Tribune de Thierry Hulot : "Santé publique, prévenir plutôt que guérir"
Cette année plus que jamais, les Rencontres économiques d’Aix-en-Provence sont le lieu pour échanger et identifier tous ensemble des solutions pour surmonter les fractures qui divisent le monde, telles que les inégalités économiques, les tensions géopolitiques et les crises environnementales. C'est ce que nous avons fait lors de la table ronde « Santé publique, prévenir plutôt que guérir», avec Thibault Desmarest -GSK, Sophie Ferreira Le Morvan - April, Maud Mercier - WTW, Signe Riisalo - Ministre de la protection sociale en Estonie, et Pierre-Yves Geoffard – Ecole Economique de Paris et animé par Mireille Winberg – Capital.
La santé ne se résume pas aux soins. Être en bonne santé, c’est d’ailleurs, quelque part, ne pas avoir besoin de soins. Nous militons, en tant qu’entreprises du médicament dont l’ADN est de soigner, pour que la prévention permette de retarder le plus possible la maladie. En France, la prévention ne représente en moyenne que 2 % de la dépense totale de soins (nos voisins britanniques y consacraient déjà 5 % de leur dépense avant le Covid). Pourtant, c’est un pilier fondamental de la santé publique et il concerne directement nos modes de vie, que ce soit dans la sphère privée ou professionnelle.
Cessons de craindre d’investir dans la prévention ! C’est un enjeu sanitaire et économique. Chaque euro placé dans la prévention permet de réaliser des économies considérables sur les dépenses de santé à long-terme. Une étude récente montre que les programmes de vaccination pour adultes ont des bénéfices économiques jusqu'à 19 fois supérieurs à leur investissement initial[1]. Les vaccins contre la COVID-19 ont sauvé au moins 1,4 million de vies dans la Région européenne[2].
Malheureusement, nous avons en France deux freins qui persistent.
· Le premier, c’est l’absence de culture de la prévention. Un sondage Odoxa pour Ramsay Santé[3] réalisé en 2022 montre que plus de 9 Français sur 10 pensent que la prévention est importante, voire prioritaire, dans la politique santé de leur pays. 6 sur 10 estiment qu’elle est même plus efficace que le soin pour avoir une population en bonne santé. Et pourtant, 67 % des Français ne font pas correctement les dépistages des cancers et des AVC. La proportion de filles nées en 2011 ayant reçu au moins une dose de vaccin anti-HPV était "estimée à 55%" fin 2023 (41 % pour les garçons), alors que l’objectif fixé est de 80 %... Cela souligne l’ampleur de ce que nous avons encore à faire en termes d’éducation et de sensibilisation.

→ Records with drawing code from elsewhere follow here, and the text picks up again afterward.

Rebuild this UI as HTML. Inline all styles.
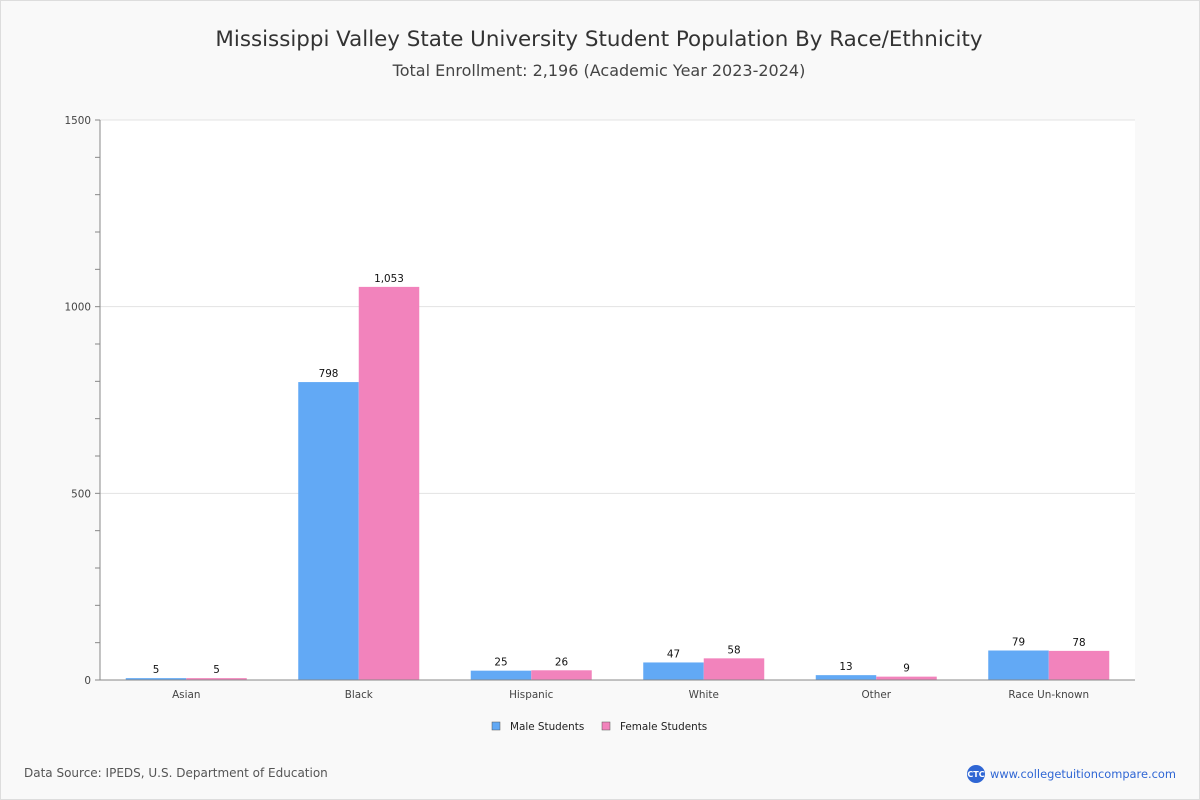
<!DOCTYPE html>
<html><head><meta charset="utf-8"><style>
body{margin:0;background:#fff}
#wrap{position:relative;box-sizing:border-box;width:1200px;height:800px;border:1px solid #ddd;background:#f9f9f9;font-family:"Liberation Sans","DejaVu Sans",sans-serif}
#svg{position:absolute;left:-1px;top:-1px}
</style></head><body>
<div id="wrap">
<svg id="svg" width="1200" height="800" xmlns="http://www.w3.org/2000/svg" font-family="DejaVu Sans, Liberation Sans, sans-serif">
<text x="599" y="46" text-anchor="middle" font-size="21.4" fill="#333">Mississippi Valley State University Student Population By Race/Ethnicity</text>
<text x="599" y="76" text-anchor="middle" font-size="16" fill="#444">Total Enrollment: 2,196 (Academic Year 2023-2024)</text>
<rect x="100" y="120" width="1035" height="560" fill="#fff"/>
<g id="grid"></g><g id="bars"></g><g id="axes"></g>
<g>
<rect x="492" y="722" width="8" height="8" fill="#62a9f5" stroke="#555" stroke-width="0.5"/>
<text x="510" y="730" font-size="10.4" fill="#222">Male Students</text>
<rect x="602" y="722" width="8" height="8" fill="#f283bc" stroke="#555" stroke-width="0.5"/>
<text x="620" y="730" font-size="10.4" fill="#222">Female Students</text>
</g>
<text x="24" y="777" font-size="12" fill="#555">Data Source: IPEDS, U.S. Department of Education</text>
<circle cx="976" cy="774" r="9" fill="#2f66d4"/>
<text x="976" y="777" text-anchor="middle" font-size="8" fill="#fff" font-weight="bold">CTC</text>
<text x="990" y="778" font-size="11.4" fill="#2f66d4">www.collegetuitioncompare.com</text>
</svg></div>
<script>
const categories=["Asian","Black","Hispanic","White","Other","Race Un-known"];
const maleValues=[5,798,25,47,13,79];
const femaleValues=[5,1053,26,58,9,78];
const yTicks=[0,500,1000,1500];
const NS="http://www.w3.org/2000/svg";
const x0=100,x1=1135,yTop=120,yBot=680,yMax=1500;
const y=v=>yBot-v/yMax*(yBot-yTop);
const band=(x1-x0)/categories.length;
const bx=i=>x0+band*i+band/2;
function mk(p,tag,a){const e=document.createElementNS(NS,tag);for(const k in a)e.setAttribute(k,a[k]);document.getElementById(p).appendChild(e);return e;}
yTicks.forEach(t=>{
 if(t>0){const g=mk("grid","line",{x1:x0,x2:x1,y1:y(t),y2:y(t),stroke:"#e3e3e3"});
 
 }
 const l=mk("axes","text",{x:x0-9,y:y(t)+4,"text-anchor":"end","font-size":"10.4",fill:"#444"});
 
 
 l.textContent=t;
});
for(let v=0;v<=yMax;v+=100){mk("axes","line",{x1:x0-5,x2:x0,y1:y(v),y2:y(v),stroke:"#888"});}
const bw=60.5;
const fmt=v=>v.toLocaleString("en-US");
categories.forEach((c,i)=>{
 [[maleValues[i],"#62a9f5",-bw],[femaleValues[i],"#f283bc",0]].forEach(([v,col,off],k)=>{
  const r=mk("bars","rect",{x:bx(i)+off,y:y(v),width:bw,height:yBot-y(v),fill:col});
  
  
  const t=mk("bars","text",{x:bx(i)+off+bw/2,y:y(v)-5,"text-anchor":"middle","font-size":"10.4",fill:"#111"});
  
  
  t.textContent=fmt(v);
 });
 const l=mk("axes","text",{x:bx(i),y:698,"text-anchor":"middle","font-size":"10.4",fill:"#444"});
 
 
 l.textContent=c;
});
mk("axes","line",{x1:x0,x2:x0,y1:yTop,y2:yBot,stroke:"#888"});
mk("axes","line",{x1:x0,x2:x1,y1:yBot,y2:yBot,stroke:"#888"});
</script>
</body></html>
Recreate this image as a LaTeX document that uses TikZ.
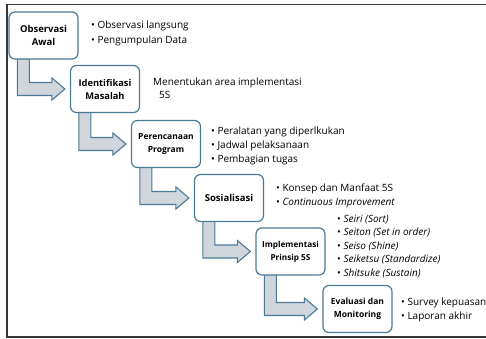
\documentclass[tikz,border=0pt]{standalone}
\usepackage{fontspec}
\setmainfont{Open Sans}
\usetikzlibrary{calc,backgrounds}
\definecolor{boxblue}{RGB}{74,122,150}
\definecolor{arrowfill}{RGB}{209,213,220}
\definecolor{framegray}{RGB}{55,55,55}
\tikzset{
  stage/.style={draw=boxblue, line width=1.2pt, rounded corners=6pt, fill=white,
    minimum width=69pt, minimum height=47pt, align=center, inner sep=0pt,
    font=\bfseries\fontsize{9}{13}\selectfont},
  fs/.style={font=\bfseries\fontsize{#1}{13}\selectfont},
  note/.style={anchor=base west, inner sep=0pt, font=\fontsize{10}{13}\selectfont},
  flow/.style={draw=boxblue, line width=1.1pt, fill=arrowfill, line join=miter},
}
\newcommand\flowarrow[2]{%
  \draw[flow] let \p1=(#1.south west), \p2=(#2.west) in
    (\x1+9pt,\y1+1pt) -- (\x1+9pt,\y2-6.5pt) -- (\x2-18pt,\y2-6.5pt) --
    (\x2-18pt,\y2-11pt) -- (\x2-5pt,\y2) -- (\x2-18pt,\y2+11pt) --
    (\x2-18pt,\y2+6.5pt) -- (\x1+21pt,\y2+6.5pt) -- (\x1+21pt,\y1+1pt) -- cycle;}
\begin{document}
\begin{tikzpicture}[x=1pt,y=-1pt]
\useasboundingbox (0,0) rectangle (486,339);
\draw[framegray, line width=1.5pt] (486,4.5) -- (7,4.5) -- (7,337) -- (486,337);

\node[stage, fs=9.5] (b1) at (43.5,35.5) {Observasi\\Awal};
\node[stage, fs=9.3] (b2) at (105,89) {Identifikasi\\Masalah};
\node[stage, fs=8.5] (b3) at (166,144) {Perencanaan\\Program};
\node[stage, fs=9.5] (b4) at (229,198) {Sosialisasi};
\node[stage, fs=8.2] (b5) at (290.5,251.5) {Implementasi\\Prinsip 5S};
\node[stage, fs=8.5] (b6) at (357.5,309) {Evaluasi dan\\Monitoring};

\begin{scope}[on background layer]
\flowarrow{b1}{b2}
\flowarrow{b2}{b3}
\flowarrow{b3}{b4}
\flowarrow{b4}{b5}
\flowarrow{b5}{b6}
\end{scope}

\node[note] (n11) at (91,28.5) {• Observasi langsung};
\node[note] (n12) at (91,43.5) {• Pengumpulan Data};
\node[note] (n21) at (153,85.5) {Menentukan area implementasi};
\node[note] (n22) at (159,98.5) {5S};
\node[note] (n31) at (211,135) {• Peralatan yang diperlkukan};
\node[note] (n32) at (211,148.5) {• Jadwal pelaksanaan};
\node[note] (n33) at (211,162) {• Pembagian tugas};
\node[note] (n41) at (276,191.5) {• Konsep dan Manfaat 5S};
\node[note] (n42) at (276,205.5) {• \textit{Continuous Improvement}};
\node[note] (n51) at (337,222.5) {•\ \textit{Seiri (Sort)}};
\node[note] (n52) at (337,235.5) {• \textit{Seiton (Set in order)}};
\node[note] (n53) at (337,249.5) {• \textit{Seiso (Shine)}};
\node[note] (n54) at (337,262.5) {• \textit{Seiketsu (Standardize)}};
\node[note] (n55) at (337,276.5) {• \textit{Shitsuke (Sustain)}};
\node[note] (n61) at (401,305.5) {• Survey kepuasan};
\node[note] (n62) at (401,319.5) {• Laporan akhir};
\end{tikzpicture}
\end{document}
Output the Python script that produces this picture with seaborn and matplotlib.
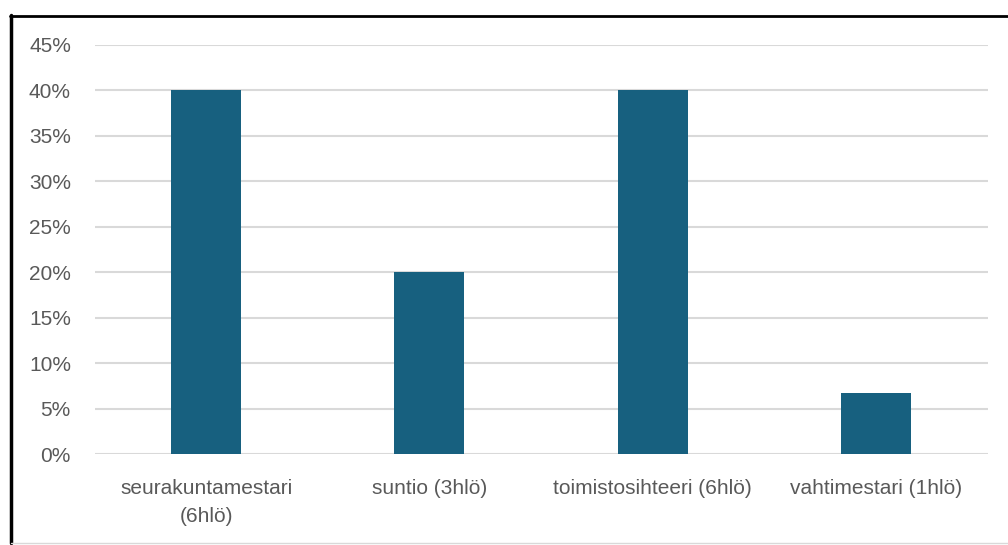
import matplotlib
matplotlib.use("Agg")
import matplotlib.pyplot as plt
from matplotlib.lines import Line2D
from matplotlib.ticker import FuncFormatter, MultipleLocator
import seaborn as sns
import pandas as pd

# Data
kategoriat = ["seurakuntamestari\n(6hlö)", "suntio (3hlö)", "toimistosihteeri (6hlö)", "vahtimestari (1hlö)"]
osuudet = [0.40, 0.20, 0.40, 0.0667]

df = pd.DataFrame({"kategoria": kategoriat, "osuus": osuudet})

sns.set_theme(style="white")
plt.rcParams["font.family"] = ["Liberation Sans", "DejaVu Sans"]

fig = plt.figure(figsize=(10.08, 5.45), dpi=100)
ax = fig.add_axes([94.5 / 1008, 1 - 454 / 545, (987.5 - 94.5) / 1008, (454 - 45) / 545])

sns.barplot(data=df, x="kategoria", y="osuus", color="#17607F", width=0.314,
            saturation=1, linewidth=0, ax=ax, zorder=3)

ax.set_ylim(0, 0.45)
ax.set_xlim(-0.5, 3.5)
ax.yaxis.set_major_locator(MultipleLocator(0.05))
ax.yaxis.set_major_formatter(FuncFormatter(lambda v, p: f"{v*100:.0f}%"))
ax.grid(axis="y", color="#D9D9D9", linewidth=1.5, zorder=0)
for s in ax.spines.values():
    s.set_visible(False)
ax.set_xlabel("")
ax.set_ylabel("")
ax.tick_params(axis="both", length=0, labelsize=15, colors="#595959")
ax.tick_params(axis="y", pad=17)
ax.tick_params(axis="x", pad=18)
for t in ax.get_xticklabels():
    t.set_linespacing(1.6)

# kehys
fig.add_artist(Line2D([11 / 1008, 11 / 1008], [1 - 15 / 545, 1 - 543 / 545], color="black", linewidth=2.5))
fig.add_artist(Line2D([10 / 1008, 1], [1 - 15.5 / 545, 1 - 15.5 / 545], color="black", linewidth=2))
fig.add_artist(Line2D([11 / 1008, 1], [1 - 543 / 545, 1 - 543 / 545], color="#D9D9D9", linewidth=1))

fig.savefig("out.png", dpi=100, facecolor="white")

· Le deuxième obstacle est celui du financement. Nous appelons les politiques de demain à intégrer la prévention dans les politiques de santé et à libérer un budget pour la financer. La maladie ne s’arrête pas au 31 décembre, il faut avoir dans la LFSS une part de budget dédié à des actions de santé publique qui auront un impact plus tard… Chaque année, les discussions autour de cette loi se transforment en « comment boucler le budget à court terme » et nous ne mettons pas les fonds nécessaires dans la Prevention. Si nous voulons préserver notre système de santé, une approche pluriannuelle qui intègre vraiment la prévention est plus que jamais indispensable.
Que faisons-nous, entreprises du médicament, pour la prévention ?
- Prévenir c’est innover en mettant au point de nouveaux traitements (dont les vaccins) qui empêchent l’arrivée de la maladie ou sa récidive. Le médicament contribue au parcours de prévention et nous entreprises du médicament sommes mobilisées pour innover. Quelques exemples : entre 2001 et 2020, les vaccins ont permis d'éviter environ 20 millions de décès, 500 millions de cas de maladie et 9 millions de cas d'invalidité de longue durée dans le monde[4]. Le VIH : grâce à des thérapies efficaces, le nombre de décès dus au sida dans le monde a diminué de plus de moitié au cours des 20 dernières années[5].
- Prévenir, c’est s’assurer que le traitement soit suivi jusqu’à son terme (bonne observance) pour prévenir les rechutes. Pour nous entreprises du médicament cela nécessite de lutter contre les pénuries et nous sommes totalement mobilisé sur ce sujet.
- Prévenir, c’est s’assurer que l’on ne prend pas de médicaments qui ne sont pas/plus nécessaires. Nous savons qu’au-delà de 5 molécules prises simultanément, le risque d’interaction médicamenteuse augmente considérablement. Le Leem a donc mené cette année une campagne de sensibilisation d’envergure autour du bon usage sur la polymédication du sujet âgé.
Ayons le courage de mettre la prévention au cœur de notre système de santé. Les entreprises du Médicaments seront au rendez-vous.